Skip every picture and transcribe the remaining material exactly.

··· DATASET EXCERPT

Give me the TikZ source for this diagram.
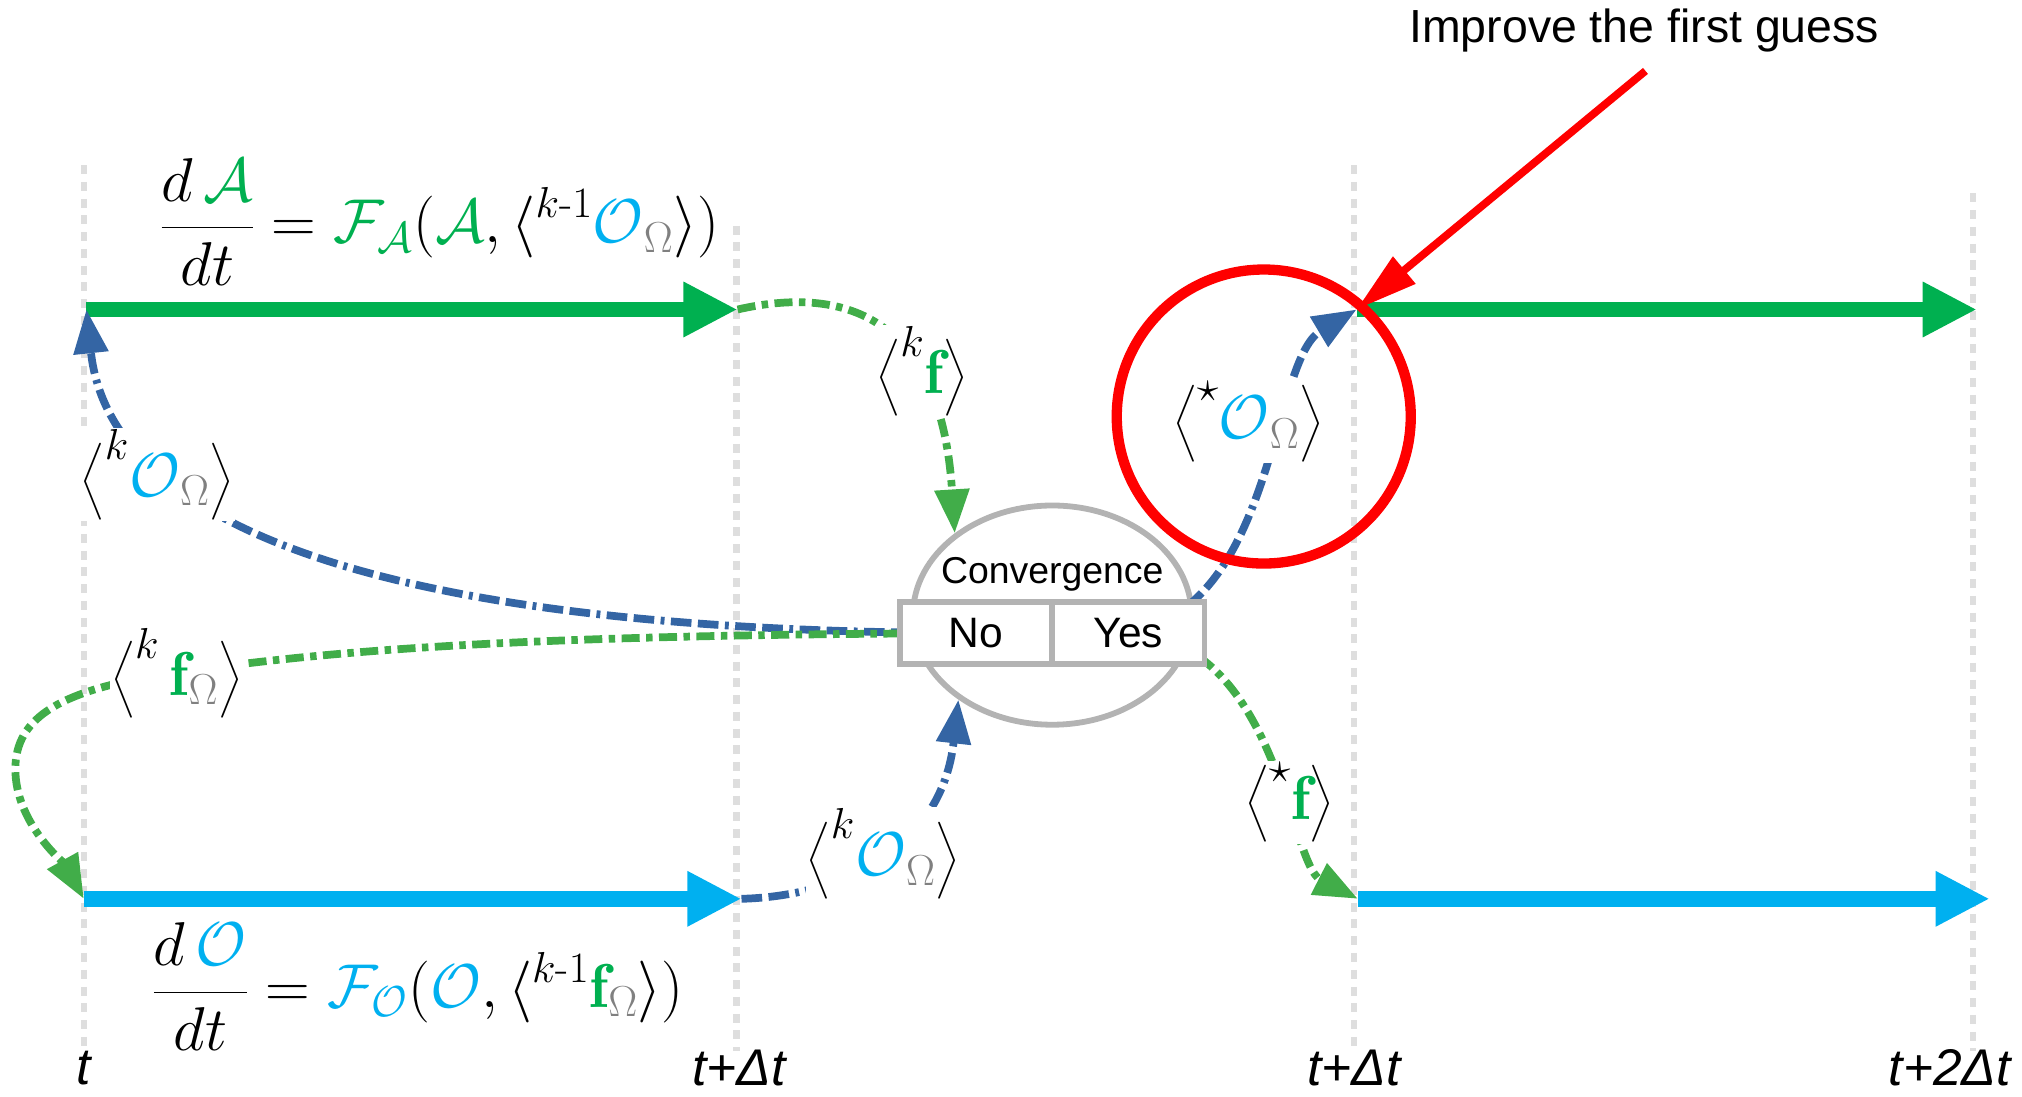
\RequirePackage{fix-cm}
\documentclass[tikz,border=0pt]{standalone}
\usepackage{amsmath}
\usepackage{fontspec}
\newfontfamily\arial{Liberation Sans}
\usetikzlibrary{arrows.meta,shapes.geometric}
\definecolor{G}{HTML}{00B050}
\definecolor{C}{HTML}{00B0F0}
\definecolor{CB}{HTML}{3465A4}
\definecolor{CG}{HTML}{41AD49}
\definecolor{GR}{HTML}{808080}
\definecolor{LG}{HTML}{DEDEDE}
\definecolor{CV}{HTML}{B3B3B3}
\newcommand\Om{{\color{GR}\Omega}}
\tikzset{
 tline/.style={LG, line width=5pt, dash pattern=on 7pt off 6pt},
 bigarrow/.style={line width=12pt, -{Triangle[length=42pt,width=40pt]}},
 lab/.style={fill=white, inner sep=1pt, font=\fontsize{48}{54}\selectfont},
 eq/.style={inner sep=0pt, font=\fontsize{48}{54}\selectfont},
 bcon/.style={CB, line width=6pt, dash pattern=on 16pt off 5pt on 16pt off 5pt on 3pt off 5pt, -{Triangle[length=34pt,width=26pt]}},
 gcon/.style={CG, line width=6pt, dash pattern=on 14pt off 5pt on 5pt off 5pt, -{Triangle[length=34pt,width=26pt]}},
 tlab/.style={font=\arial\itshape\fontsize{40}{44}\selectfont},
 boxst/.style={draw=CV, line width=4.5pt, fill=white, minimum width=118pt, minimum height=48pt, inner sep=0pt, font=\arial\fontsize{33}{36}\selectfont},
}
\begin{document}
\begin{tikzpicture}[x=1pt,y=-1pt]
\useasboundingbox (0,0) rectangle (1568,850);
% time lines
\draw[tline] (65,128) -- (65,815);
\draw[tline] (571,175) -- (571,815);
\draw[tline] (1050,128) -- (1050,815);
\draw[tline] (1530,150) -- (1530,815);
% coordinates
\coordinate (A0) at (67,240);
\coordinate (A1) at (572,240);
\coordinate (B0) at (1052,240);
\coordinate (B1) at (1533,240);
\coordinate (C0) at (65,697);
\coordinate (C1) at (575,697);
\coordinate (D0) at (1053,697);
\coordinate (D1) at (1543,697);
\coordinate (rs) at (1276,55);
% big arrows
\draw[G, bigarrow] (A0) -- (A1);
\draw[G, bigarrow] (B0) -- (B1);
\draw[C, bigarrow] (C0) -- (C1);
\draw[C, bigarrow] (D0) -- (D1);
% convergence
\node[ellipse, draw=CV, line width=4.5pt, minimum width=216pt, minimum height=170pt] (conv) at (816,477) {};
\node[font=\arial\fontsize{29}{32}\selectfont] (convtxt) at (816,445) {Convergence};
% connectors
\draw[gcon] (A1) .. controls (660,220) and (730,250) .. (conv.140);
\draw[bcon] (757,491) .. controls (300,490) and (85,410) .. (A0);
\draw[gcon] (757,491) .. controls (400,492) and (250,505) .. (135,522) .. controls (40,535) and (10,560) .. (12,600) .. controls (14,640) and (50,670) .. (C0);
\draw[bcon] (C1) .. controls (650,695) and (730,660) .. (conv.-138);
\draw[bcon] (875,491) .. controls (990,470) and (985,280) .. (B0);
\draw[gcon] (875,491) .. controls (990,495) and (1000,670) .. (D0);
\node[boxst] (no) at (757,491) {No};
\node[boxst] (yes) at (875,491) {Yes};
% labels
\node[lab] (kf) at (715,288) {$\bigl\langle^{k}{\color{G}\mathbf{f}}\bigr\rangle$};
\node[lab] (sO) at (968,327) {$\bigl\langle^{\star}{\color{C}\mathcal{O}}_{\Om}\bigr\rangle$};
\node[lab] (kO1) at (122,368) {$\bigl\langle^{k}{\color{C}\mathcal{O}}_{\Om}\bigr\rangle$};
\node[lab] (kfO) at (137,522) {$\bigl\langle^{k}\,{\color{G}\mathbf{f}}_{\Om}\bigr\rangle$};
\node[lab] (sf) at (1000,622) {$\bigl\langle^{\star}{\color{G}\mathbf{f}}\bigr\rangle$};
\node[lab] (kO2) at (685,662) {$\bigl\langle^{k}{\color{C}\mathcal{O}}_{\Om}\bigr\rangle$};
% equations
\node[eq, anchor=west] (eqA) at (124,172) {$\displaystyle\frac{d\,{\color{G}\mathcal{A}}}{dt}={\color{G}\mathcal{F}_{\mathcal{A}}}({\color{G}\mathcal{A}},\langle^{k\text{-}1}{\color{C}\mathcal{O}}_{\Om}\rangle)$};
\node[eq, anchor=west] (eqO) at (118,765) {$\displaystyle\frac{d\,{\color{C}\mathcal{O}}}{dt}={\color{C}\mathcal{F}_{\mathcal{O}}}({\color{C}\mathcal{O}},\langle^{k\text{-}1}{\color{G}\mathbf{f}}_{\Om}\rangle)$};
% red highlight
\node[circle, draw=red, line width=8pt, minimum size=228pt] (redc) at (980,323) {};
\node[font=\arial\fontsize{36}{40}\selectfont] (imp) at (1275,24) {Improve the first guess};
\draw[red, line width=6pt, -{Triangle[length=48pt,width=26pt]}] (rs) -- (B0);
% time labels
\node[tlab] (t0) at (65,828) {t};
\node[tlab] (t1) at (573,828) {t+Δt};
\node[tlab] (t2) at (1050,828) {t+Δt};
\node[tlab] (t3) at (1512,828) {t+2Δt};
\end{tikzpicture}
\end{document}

······

-- RESULT FOR THIS EXERCISE --
Give me the TikZ source for this diagram.
\RequirePackage{fix-cm}
\documentclass[tikz,border=0pt]{standalone}
\usepackage{amsmath}
\usepackage{fontspec}
\newfontfamily\arial{Liberation Sans}
\usetikzlibrary{arrows.meta,shapes.geometric}
\definecolor{G}{HTML}{00B050}
\definecolor{C}{HTML}{00B0F0}
\definecolor{CB}{HTML}{3465A4}
\definecolor{CG}{HTML}{41AD49}
\definecolor{GR}{HTML}{808080}
\definecolor{LG}{HTML}{DEDEDE}
\definecolor{CV}{HTML}{B3B3B3}
\newcommand\Om{{\color{GR}\Omega}}
\tikzset{
 tline/.style={LG, line width=5pt, dash pattern=on 7pt off 6pt},
 bigarrow/.style={line width=12pt, -{Triangle[length=42pt,width=40pt]}},
 lab/.style={fill=white, inner sep=1pt, font=\fontsize{48}{54}\selectfont},
 eq/.style={inner sep=0pt, font=\fontsize{48}{54}\selectfont},
 bcon/.style={CB, line width=6pt, dash pattern=on 16pt off 5pt on 16pt off 5pt on 3pt off 5pt, -{Triangle[length=34pt,width=26pt]}},
 gcon/.style={CG, line width=6pt, dash pattern=on 14pt off 5pt on 5pt off 5pt, -{Triangle[length=34pt,width=26pt]}},
 tlab/.style={font=\arial\itshape\fontsize{40}{44}\selectfont},
 boxst/.style={draw=CV, line width=4.5pt, fill=white, minimum width=118pt, minimum height=48pt, inner sep=0pt, font=\arial\fontsize{33}{36}\selectfont},
}
\begin{document}
\begin{tikzpicture}[x=1pt,y=-1pt]
\useasboundingbox (0,0) rectangle (1568,850);
% time lines
\draw[tline] (65,128) -- (65,815);
\draw[tline] (571,175) -- (571,815);
\draw[tline] (1050,128) -- (1050,815);
\draw[tline] (1530,150) -- (1530,815);
% coordinates
\coordinate (A0) at (67,240);
\coordinate (A1) at (572,240);
\coordinate (B0) at (1052,240);
\coordinate (B1) at (1533,240);
\coordinate (C0) at (65,697);
\coordinate (C1) at (575,697);
\coordinate (D0) at (1053,697);
\coordinate (D1) at (1543,697);
\coordinate (rs) at (1276,55);
% big arrows
\draw[G, bigarrow] (A0) -- (A1);
\draw[G, bigarrow] (B0) -- (B1);
\draw[C, bigarrow] (C0) -- (C1);
\draw[C, bigarrow] (D0) -- (D1);
% convergence
\node[ellipse, draw=CV, line width=4.5pt, minimum width=216pt, minimum height=170pt] (conv) at (816,477) {};
\node[font=\arial\fontsize{29}{32}\selectfont] (convtxt) at (816,445) {Convergence};
% connectors
\draw[gcon] (A1) .. controls (660,220) and (730,250) .. (conv.140);
\draw[bcon] (757,491) .. controls (300,490) and (85,410) .. (A0);
\draw[gcon] (757,491) .. controls (400,492) and (250,505) .. (135,522) .. controls (40,535) and (10,560) .. (12,600) .. controls (14,640) and (50,670) .. (C0);
\draw[bcon] (C1) .. controls (650,695) and (730,660) .. (conv.-138);
\draw[bcon] (875,491) .. controls (990,470) and (985,280) .. (B0);
\draw[gcon] (875,491) .. controls (990,495) and (1000,670) .. (D0);
\node[boxst] (no) at (757,491) {No};
\node[boxst] (yes) at (875,491) {Yes};
% labels
\node[lab] (kf) at (715,288) {$\bigl\langle^{k}{\color{G}\mathbf{f}}\bigr\rangle$};
\node[lab] (sO) at (968,327) {$\bigl\langle^{\star}{\color{C}\mathcal{O}}_{\Om}\bigr\rangle$};
\node[lab] (kO1) at (122,368) {$\bigl\langle^{k}{\color{C}\mathcal{O}}_{\Om}\bigr\rangle$};
\node[lab] (kfO) at (137,522) {$\bigl\langle^{k}\,{\color{G}\mathbf{f}}_{\Om}\bigr\rangle$};
\node[lab] (sf) at (1000,622) {$\bigl\langle^{\star}{\color{G}\mathbf{f}}\bigr\rangle$};
\node[lab] (kO2) at (685,662) {$\bigl\langle^{k}{\color{C}\mathcal{O}}_{\Om}\bigr\rangle$};
% equations
\node[eq, anchor=west] (eqA) at (124,172) {$\displaystyle\frac{d\,{\color{G}\mathcal{A}}}{dt}={\color{G}\mathcal{F}_{\mathcal{A}}}({\color{G}\mathcal{A}},\langle^{k\text{-}1}{\color{C}\mathcal{O}}_{\Om}\rangle)$};
\node[eq, anchor=west] (eqO) at (118,765) {$\displaystyle\frac{d\,{\color{C}\mathcal{O}}}{dt}={\color{C}\mathcal{F}_{\mathcal{O}}}({\color{C}\mathcal{O}},\langle^{k\text{-}1}{\color{G}\mathbf{f}}_{\Om}\rangle)$};
% red highlight
\node[circle, draw=red, line width=8pt, minimum size=228pt] (redc) at (980,323) {};
\node[font=\arial\fontsize{36}{40}\selectfont] (imp) at (1275,24) {Improve the first guess};
\draw[red, line width=6pt, -{Triangle[length=48pt,width=26pt]}] (rs) -- (B0);
% time labels
\node[tlab] (t0) at (65,828) {t};
\node[tlab] (t1) at (573,828) {t+Δt};
\node[tlab] (t2) at (1050,828) {t+Δt};
\node[tlab] (t3) at (1512,828) {t+2Δt};
\end{tikzpicture}
\end{document}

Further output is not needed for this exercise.